» **THE EXERCISE**
Without the pictures, set down every line of the data exactly.

» **DATA BLOCK**
--- BEGIN ---
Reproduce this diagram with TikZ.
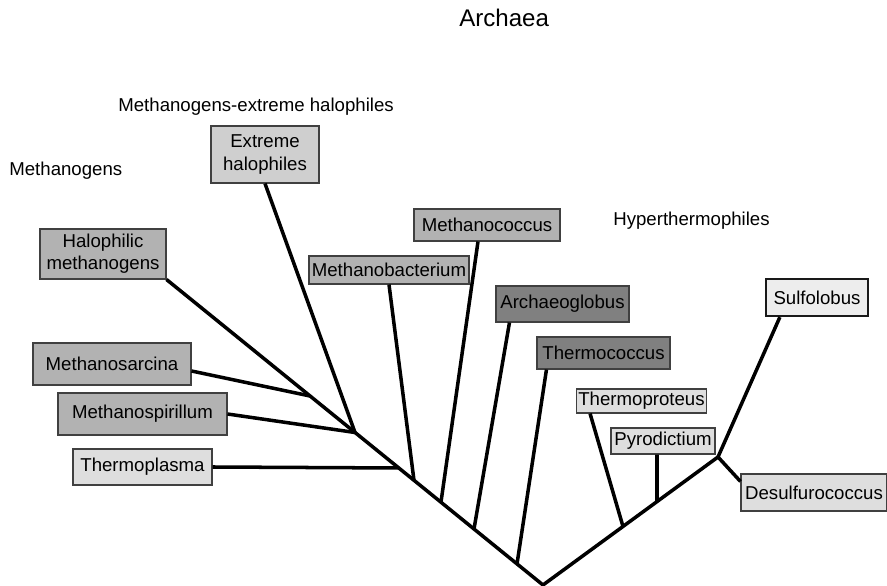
\documentclass[tikz,border=0pt]{standalone}
\usepackage{fontspec}
\setmainfont{Liberation Sans}
\usepackage{tikz}
\usetikzlibrary{positioning}

\newcommand\taxfont{\fontsize{10.6}{12.6}\selectfont}
\newcommand\titlefont{\fontsize{13.7}{16}\selectfont}

\begin{document}
\begin{tikzpicture}[
    taxon/.style={draw=black!75, line width=0.6pt, inner sep=1pt, align=center, font=\taxfont},
    midbox/.style={taxon, fill=black!30},
    lightbox/.style={taxon, fill=black!13},
    palebox/.style={taxon, fill=black!19},
    darkbox/.style={taxon, fill=black!50},
    grouplabel/.style={inner sep=0pt, anchor=base west, font=\taxfont},
    branch/.style={line width=2pt},
]
\useasboundingbox (0,0) rectangle (17.74,11.72);

% Group titles
\node[grouplabel, font=\titlefont] (archaea) at (9.18, 11.18) {Archaea};
\node[grouplabel] (methext) at (2.36, 9.48) {Methanogens-extreme halophiles};
\node[grouplabel] (methanogens) at (0.18, 8.20) {Methanogens};
\node[grouplabel] (hyper) at (12.26, 7.20) {Hyperthermophiles};

% Methanogens / halophiles
\node[palebox, minimum width=2.16cm, minimum height=1.14cm] (exthalo) at (5.30, 8.63) {Extreme\\halophiles};
\node[midbox, minimum width=2.52cm, minimum height=1.00cm] (halometh) at (2.06, 6.64) {Halophilic\\methanogens};
\node[midbox, minimum width=3.16cm, minimum height=0.84cm] (msarcina) at (2.24, 4.44) {Methanosarcina};
\node[midbox, minimum width=3.38cm, minimum height=0.84cm] (mspiril) at (2.85, 3.44) {Methanospirillum};
\node[lightbox, minimum width=2.78cm, minimum height=0.72cm] (tplasma) at (2.85, 2.38) {Thermoplasma};
\node[midbox, minimum width=3.20cm, minimum height=0.56cm] (mbact) at (7.78, 6.32) {Methanobacterium};
\node[midbox, minimum width=2.92cm, minimum height=0.64cm] (mcoccus) at (9.74, 7.22) {Methanococcus};

% Hyperthermophiles
\node[darkbox, minimum width=2.66cm, minimum height=0.72cm] (aglobus) at (11.25, 5.64) {Archaeoglobus};
\node[darkbox, minimum width=2.66cm, minimum height=0.64cm] (tcoccus) at (12.07, 4.66) {Thermococcus};
\node[lightbox, minimum width=2.58cm, minimum height=0.48cm] (tproteus) at (12.83, 3.70) {Thermoproteus};
\node[lightbox, minimum width=2.08cm, minimum height=0.52cm] (pyrod) at (13.26, 2.90) {Pyrodictium};
\node[taxon, fill=black!7, line width=1.3pt, draw=black!90, minimum width=2.04cm, minimum height=0.74cm] (sulfo) at (16.34, 5.77) {Sulfolobus};
\node[lightbox, minimum width=2.92cm, minimum height=0.74cm] (desulfo) at (16.28, 1.87) {Desulfurococcus};

% Branch points
\coordinate (root) at (10.86, 0.02);
\coordinate (jtc) at (10.34, 0.44);
\coordinate (jag) at (9.48, 1.14);
\coordinate (jmc) at (8.82, 1.68);
\coordinate (jmb) at (8.28, 2.11);
\coordinate (jtp) at (7.98, 2.36);
\coordinate (jms) at (7.10, 3.07);
\coordinate (jsa) at (6.20, 3.80);
\coordinate (jtr) at (12.46, 1.19);
\coordinate (jpy) at (13.14, 1.69);
\coordinate (jsu) at (14.36, 2.58);

% Main stems
\draw[branch] (halometh.south east) -- (root) -- (jsu);

% Left side
\draw[branch] ([yshift=-0.14cm]msarcina.east) -- (jsa);
\draw[branch] (mspiril.east) -- (jms);
\draw[branch] (exthalo.south) -- (jms);
\draw[branch] (tplasma.east) -- (jtp);
\draw[branch] (mbact.south) -- (jmb);
\draw[branch] ([xshift=-0.18cm]mcoccus.south) -- (jmc);
\draw[branch] ([xshift=0.28cm]aglobus.south west) -- (jag);
\draw[branch] ([xshift=0.2cm]tcoccus.south west) -- (jtc);

% Right side
\draw[branch] ([xshift=0.28cm]tproteus.south west) -- (jtr);
\draw[branch] ([xshift=-0.12cm]pyrod.south) -- (jpy);
\draw[branch] ([xshift=0.3cm]sulfo.south west) -- (jsu);
\draw[branch] (jsu) -- ([yshift=-0.16cm]desulfo.north west);

\end{tikzpicture}
\end{document}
--- END ---
» **ANSWER FOR THIS EXERCISE**
Reproduce this diagram with TikZ.
\documentclass[tikz,border=0pt]{standalone}
\usepackage{fontspec}
\setmainfont{Liberation Sans}
\usepackage{tikz}
\usetikzlibrary{positioning}

\newcommand\taxfont{\fontsize{10.6}{12.6}\selectfont}
\newcommand\titlefont{\fontsize{13.7}{16}\selectfont}

\begin{document}
\begin{tikzpicture}[
    taxon/.style={draw=black!75, line width=0.6pt, inner sep=1pt, align=center, font=\taxfont},
    midbox/.style={taxon, fill=black!30},
    lightbox/.style={taxon, fill=black!13},
    palebox/.style={taxon, fill=black!19},
    darkbox/.style={taxon, fill=black!50},
    grouplabel/.style={inner sep=0pt, anchor=base west, font=\taxfont},
    branch/.style={line width=2pt},
]
\useasboundingbox (0,0) rectangle (17.74,11.72);

% Group titles
\node[grouplabel, font=\titlefont] (archaea) at (9.18, 11.18) {Archaea};
\node[grouplabel] (methext) at (2.36, 9.48) {Methanogens-extreme halophiles};
\node[grouplabel] (methanogens) at (0.18, 8.20) {Methanogens};
\node[grouplabel] (hyper) at (12.26, 7.20) {Hyperthermophiles};

% Methanogens / halophiles
\node[palebox, minimum width=2.16cm, minimum height=1.14cm] (exthalo) at (5.30, 8.63) {Extreme\\halophiles};
\node[midbox, minimum width=2.52cm, minimum height=1.00cm] (halometh) at (2.06, 6.64) {Halophilic\\methanogens};
\node[midbox, minimum width=3.16cm, minimum height=0.84cm] (msarcina) at (2.24, 4.44) {Methanosarcina};
\node[midbox, minimum width=3.38cm, minimum height=0.84cm] (mspiril) at (2.85, 3.44) {Methanospirillum};
\node[lightbox, minimum width=2.78cm, minimum height=0.72cm] (tplasma) at (2.85, 2.38) {Thermoplasma};
\node[midbox, minimum width=3.20cm, minimum height=0.56cm] (mbact) at (7.78, 6.32) {Methanobacterium};
\node[midbox, minimum width=2.92cm, minimum height=0.64cm] (mcoccus) at (9.74, 7.22) {Methanococcus};

% Hyperthermophiles
\node[darkbox, minimum width=2.66cm, minimum height=0.72cm] (aglobus) at (11.25, 5.64) {Archaeoglobus};
\node[darkbox, minimum width=2.66cm, minimum height=0.64cm] (tcoccus) at (12.07, 4.66) {Thermococcus};
\node[lightbox, minimum width=2.58cm, minimum height=0.48cm] (tproteus) at (12.83, 3.70) {Thermoproteus};
\node[lightbox, minimum width=2.08cm, minimum height=0.52cm] (pyrod) at (13.26, 2.90) {Pyrodictium};
\node[taxon, fill=black!7, line width=1.3pt, draw=black!90, minimum width=2.04cm, minimum height=0.74cm] (sulfo) at (16.34, 5.77) {Sulfolobus};
\node[lightbox, minimum width=2.92cm, minimum height=0.74cm] (desulfo) at (16.28, 1.87) {Desulfurococcus};

% Branch points
\coordinate (root) at (10.86, 0.02);
\coordinate (jtc) at (10.34, 0.44);
\coordinate (jag) at (9.48, 1.14);
\coordinate (jmc) at (8.82, 1.68);
\coordinate (jmb) at (8.28, 2.11);
\coordinate (jtp) at (7.98, 2.36);
\coordinate (jms) at (7.10, 3.07);
\coordinate (jsa) at (6.20, 3.80);
\coordinate (jtr) at (12.46, 1.19);
\coordinate (jpy) at (13.14, 1.69);
\coordinate (jsu) at (14.36, 2.58);

% Main stems
\draw[branch] (halometh.south east) -- (root) -- (jsu);

% Left side
\draw[branch] ([yshift=-0.14cm]msarcina.east) -- (jsa);
\draw[branch] (mspiril.east) -- (jms);
\draw[branch] (exthalo.south) -- (jms);
\draw[branch] (tplasma.east) -- (jtp);
\draw[branch] (mbact.south) -- (jmb);
\draw[branch] ([xshift=-0.18cm]mcoccus.south) -- (jmc);
\draw[branch] ([xshift=0.28cm]aglobus.south west) -- (jag);
\draw[branch] ([xshift=0.2cm]tcoccus.south west) -- (jtc);

% Right side
\draw[branch] ([xshift=0.28cm]tproteus.south west) -- (jtr);
\draw[branch] ([xshift=-0.12cm]pyrod.south) -- (jpy);
\draw[branch] ([xshift=0.3cm]sulfo.south west) -- (jsu);
\draw[branch] (jsu) -- ([yshift=-0.16cm]desulfo.north west);

\end{tikzpicture}
\end{document}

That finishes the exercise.